À l’origine, un ensemble résidentiel plutôt luxueux, en témoignent les halls d’immeubles
Tours ou pas tours, le quartier Esplanade bénéficie néanmoins d’un traitement médiatique similaires à celui réservé aux cités… Agression à la barre de fer sur le campus, arrestation d’un proche de terroriste près de l’Observatoire ou voitures brûlées lors des fêtes de fin d’année : en 2018, l’actualité n’a pas été tendre avec le quartier. « Et c’est sans parler du deal ! [rires] », plaisante Marc Philibert qui loin de nier les problématiques apporte des éléments de réponse. « Le deal ce n’est pas récent, ça a toujours existé. Ce n’est pas le quartier ça, c’est l’université, qui constitue un marché de choix. Quant aux faits divers, c’est un concours de circonstances. À proximité du campus, la population est plus jeune, or on le sait ce sont les premières victimes de la radicalisation terroriste ! Et puis le quartier a connu un turnover important. » Car il faut bien le reconnaître, l’Esplanade d’hier n’est plus tout à fait celle d’aujourd’hui, pour une raison très simple : la population privilégiée, donc forcément un peu âgée, d’il y a une cinquantaine d’années a trépassé. « Entre temps, on est aussi revenus du tout-béton parce que ce type de bâti a assez mal vieilli. Ça fissure et ce n’est pas très bien isolé… » Entre les décès et la dépréciation de l’immobilier, l’Esplanade s’est vidée de sa population initiale, « un modèle de mixité » pour Marc Philibert, dernièrement remplacée par une population majoritairement pauvre. « Et le problème ce n’est pas le niveau de vie des gens, c’est cette notion d’exclusivité. L’entre-soi, entre riches ou entre pauvres, ce n’est jamais bon. »
Le seul vrai point noir du quartier : le centre commercial
« Il y a des petits ilots de tension, mais dont les causes sont connues, et ce sont les mêmes qu’ailleurs ! » Loin de faire grand cas de l’image d’Esplanade, Marc Philibert continue d’en défendre la réalité. Pour lui, celle d’un quartier agréable entouré d’espaces verts et traversé par le tram où l’on trouve plus ou moins tous les services de proximité nécessaires… Dont le centre commercial de la discorde : « C’est le seul vrai point noir du quartier – et quand je dis point noir, je veux dire tumeur ! » Construit sans rapport avec l’architecture des autres centres commerciaux strasbourgeois de la même époque, celui de l’Esplanade dispose d’une longue galerie extérieure (couverte quoiqu’ouverte), dont les piliers colorés marquent les différents commerces… Ou du moins ceux qui restent : « La galerie est à l’abandon depuis une trentaine d’années. La majorité des rideaux sont fermés, il y a des fientes d’oiseaux partout, et parmi les derniers commerces ouverts on n’a plus que de la fast-food ! » Difficile, sur cette base, d’attirer la population des autres quartiers autour d’un bon repas (une offre, on le sait bien chez Pokaa, qui a le pouvoir de faire se déplacer les strasbourgeois !).

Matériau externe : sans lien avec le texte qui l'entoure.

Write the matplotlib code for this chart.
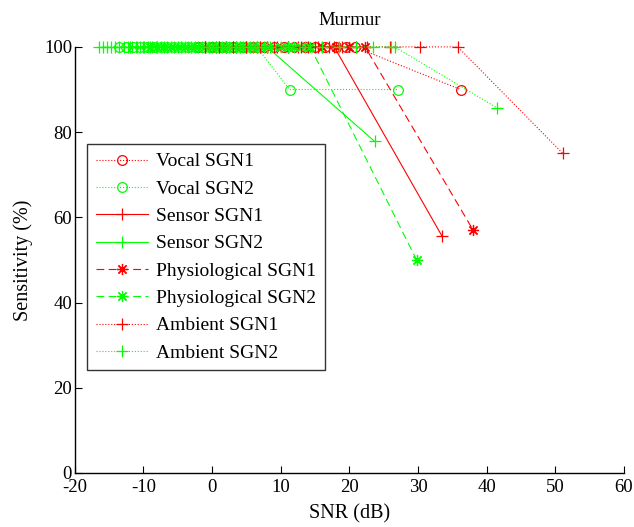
import matplotlib
matplotlib.use("Agg")
import matplotlib.pyplot as plt

plt.rcParams['font.family'] = ['Liberation Serif', 'DejaVu Serif']
plt.rcParams['axes.unicode_minus'] = False

# SNR (dB) and sensitivity (%) per curve
vocal1_x = [-2, 0, 1.5, 3, 4.5, 6, 7.5, 9, 10.5, 12, 13.5, 15, 16.5, 18, 19.5, 20.8, 36.2]
vocal1_y = [100, 100, 100, 100, 100, 100, 100, 100, 100, 100, 100, 100, 100, 100, 100, 100, 90]

vocal2_x = [-13.5, -12.5, -11.5, -10.5, -9.5, -8.5, -7.5, -6.5, -5.5, -4.5, -3.5, -2.5, -1.5,
            -0.5, 0.5, 1.5, 2.5, 3.5, 4.5, 5.5, 6.5, 11.3, 27.1]
vocal2_y = [100, 100, 100, 100, 100, 100, 100, 100, 100, 100, 100, 100, 100,
            100, 100, 100, 100, 100, 100, 100, 100, 90, 90]

sensor1_x = [-1, 0.5, 2, 3.5, 5, 6.5, 8, 9.5, 11, 12.5, 14, 15.5, 17.8, 33.5]
sensor1_y = [100, 100, 100, 100, 100, 100, 100, 100, 100, 100, 100, 100, 100, 55.6]

sensor2_x = [-12, -11, -10, -9, -8, -7, -6, -5, -4, -3, -2, -1, 0, 1, 2, 3, 4, 5, 6, 7, 8, 23.7]
sensor2_y = [100, 100, 100, 100, 100, 100, 100, 100, 100, 100, 100, 100, 100, 100, 100, 100,
             100, 100, 100, 100, 100, 77.8]

physio1_x = [0, 2, 4, 6, 8, 10, 12, 14, 16, 18, 20, 22.3, 38.0]
physio1_y = [100, 100, 100, 100, 100, 100, 100, 100, 100, 100, 100, 100, 57.1]

physio2_x = [-9, -8, -7, -6, -5, -4, -3, -2, -1, 0, 1, 2, 3, 4, 5, 6, 7, 8, 9, 10, 11, 12, 13, 14.3, 29.8]
physio2_y = [100, 100, 100, 100, 100, 100, 100, 100, 100, 100, 100, 100, 100, 100, 100, 100,
             100, 100, 100, 100, 100, 100, 100, 100, 50]

amb1_x = [-1, 1, 3, 5, 7, 9, 11, 13, 15, 17, 19, 21, 22.6, 25.9, 30.3, 35.8, 51.1]
amb1_y = [100, 100, 100, 100, 100, 100, 100, 100, 100, 100, 100, 100, 100, 100, 100, 100, 75]

amb2_x = [-16.5, -15.9, -15.3, -14.7, -14.1, -13.5, -12.9, -12.3, -11.7, -11.1, -10.5, -9.9,
          -9.3, -8.7, -8.1, -7.5, -6.5, -5.5, -4.5, -3.5, -2.5, -1.5, -0.5, 0.5, 1.5, 2.5,
          3.5, 4.5, 5.5, 6.5, 7.5, 8.5, 11, 13.5, 16, 18.5, 21, 23.5, 26.1, 26.6, 41.5]
amb2_y = [100] * 40 + [85.7]

fig = plt.figure(figsize=(6.34, 5.27), dpi=100)
ax = fig.add_axes([0.118, 0.1025, 0.866, 0.8085])

R = (1, 0, 0)
G = (0, 1, 0)
STAR = (8, 2, 0)  # asterisk, like matlab '*'
kw = dict(linewidth=0.8, clip_on=False, markeredgewidth=0.9)

ax.plot(vocal1_x, vocal1_y, ':', color=R, marker='o', markersize=7, markerfacecolor='none', label='Vocal SGN1', **kw)
ax.plot(vocal2_x, vocal2_y, ':', color=G, marker='o', markersize=7, markerfacecolor='none', label='Vocal SGN2', **kw)
ax.plot(sensor1_x, sensor1_y, '-', color=R, marker='+', markersize=9, label='Sensor SGN1', **kw)
ax.plot(sensor2_x, sensor2_y, '-', color=G, marker='+', markersize=9, label='Sensor SGN2', **kw)
ax.plot(physio1_x, physio1_y, '--', color=R, marker=STAR, markersize=8, label='Physiological SGN1',
        dashes=(7, 4), **kw)
ax.plot(physio2_x, physio2_y, '--', color=G, marker=STAR, markersize=8, label='Physiological SGN2',
        dashes=(7, 4), **kw)
ax.plot(amb1_x, amb1_y, ':', color=R, marker='+', markersize=9, label='Ambient SGN1', **kw)
ax.plot(amb2_x, amb2_y, ':', color=G, marker='+', markersize=9, label='Ambient SGN2', **kw)

ax.set_xlim(-20, 60)
ax.set_ylim(0, 100)
ax.set_xticks(range(-20, 61, 10))
ax.set_yticks(range(0, 101, 20))
ax.tick_params(direction='in', length=5, labelsize=13.5, width=0.8, pad=2)
ax.tick_params(axis='x', pad=4)
ax.spines['top'].set_visible(False)
ax.spines['right'].set_visible(False)
for s in ('left', 'bottom'):
    ax.spines[s].set_linewidth(1.0)

ax.set_xlabel('SNR (dB)', fontsize=14.5, labelpad=6)
ax.set_ylabel('Sensitivity (%)', fontsize=14.5, labelpad=8)
ax.set_title('Murmur', fontsize=13.5, pad=16)

leg = ax.legend(loc='upper left', bbox_to_anchor=(0.022, 0.772), borderaxespad=0,
                fontsize=14, frameon=True, fancybox=False, edgecolor='black',
                handlelength=2.7, labelspacing=0.5, borderpad=0.45, handletextpad=0.4)
leg.get_frame().set_linewidth(1.0)

fig.savefig('out.png', dpi=100)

Un ensemble résidentiel encore un brin luxueux si on sait où regarder
« Dernièrement c’est vrai que le quartier s’en prend plein la figure ; nous on n’en fait pas un problème de cette image, on travaille pour le quartier, et ceux qui font l’effort de venir le vivre le voient clairement… » Plus qu’un ghetto étudiant étendu ou une petite cité austère, le quartier Esplanade s’impose comme un ensemble résidentiel hier luxueux et aujourd’hui confortable pour les salaires et retraites modestes. Services de proximité et tramway, cadre arboré et parc classé, au quotidien l’Esplanade n’a rien à envier à d’autres quartiers en terme de praticité, et si son architecture brutaliste s’est avérée peu fonctionnelle sur la durée, elle reste un régal à photographier ; surtout quand on a grandi en bord de mer : l’ensemble blanc ponctué de stores colorés rappelle alors une station balnéaire.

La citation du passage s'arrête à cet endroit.